The credit card company, promoted by the country’s largest lender State Bank of India (SBI), saw a sharp decline in the customers availing moratorium.
SBI Cards and Payment Services on Monday reported a 13.6% year-on-year (y-o-y) jump in its net profit to Rs 393 crore for the quarter ended June, due to healthy interest income, improved asset quality, and decline in provisions.
The credit card company, promoted by the country’s largest lender State Bank of India (SBI), saw a sharp decline in the customers availing moratorium. The accounts under moratorium went down to 1.5 lakh in June 2020, compared to 12.5 lakh in May 2020, SBI Cards said. The provisions in the June quarter saw 49% y-o-y drop to Rs 80 crore.
The company claims to have made substantial improvement, post lockdown amid Covid-19. “The daily average spends improved to 76.5% of pre Covid-19 level for June 2020, compared to 54.0% for May 2020,” SBI Cards said. The new accounts acquisition has improved from 80,000 in May, 2020 to 1,81,000 in June 2020, it further added.
The interest income of the company increased 34.6% y-o-y in the June quarter to Rs 1,412 crore. Similarly, the income from fees and services stood at Rs 668 crore in the first quarter for financial year 2021 (FY21), compared to Rs 916 crore in June quarter, last year. The receivables grew 10% y-o-y to Rs 23,330 crore, compared to Rs 21,231 crore as of June, 2020.

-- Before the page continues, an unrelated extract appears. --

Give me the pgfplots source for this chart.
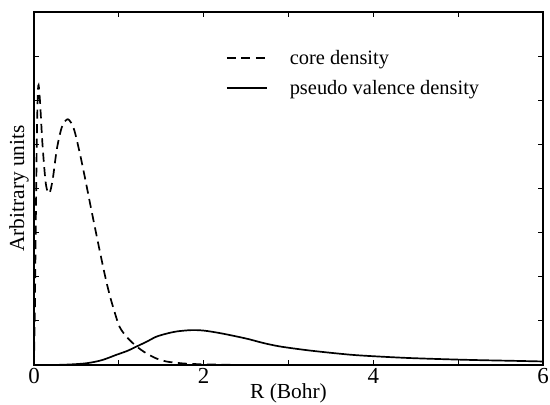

The expenses also brought some respite for SBI Cards in the June quarter. The total expenses for the company came down by 5.9% y-o-y in the June quarter to Rs 1,667 crore. The finance cost of the company in the June quarter decreased by 9 % y-o-y to Rs 275 crore.
The asset quality of the credit card company showed improvement in the June quarter. The gross non-performing assets (GNPAs) came down by 133 basis points (bps) to 1.35%,compared to 2.68% in the same quarter last year. Sequentially, gross NPAs came down by 65 bps, compared to 2% in the March quarter of 2020.
The capital adequacy ratio in June 2020 stood at 24.4% compared to 18.9% as of June, 2019. As per the capital adequacy norms issued by the Reserve Bank of India (RBI), company’s capital to risk ratio consisting of tier I and tier II capital should not be less than 15%.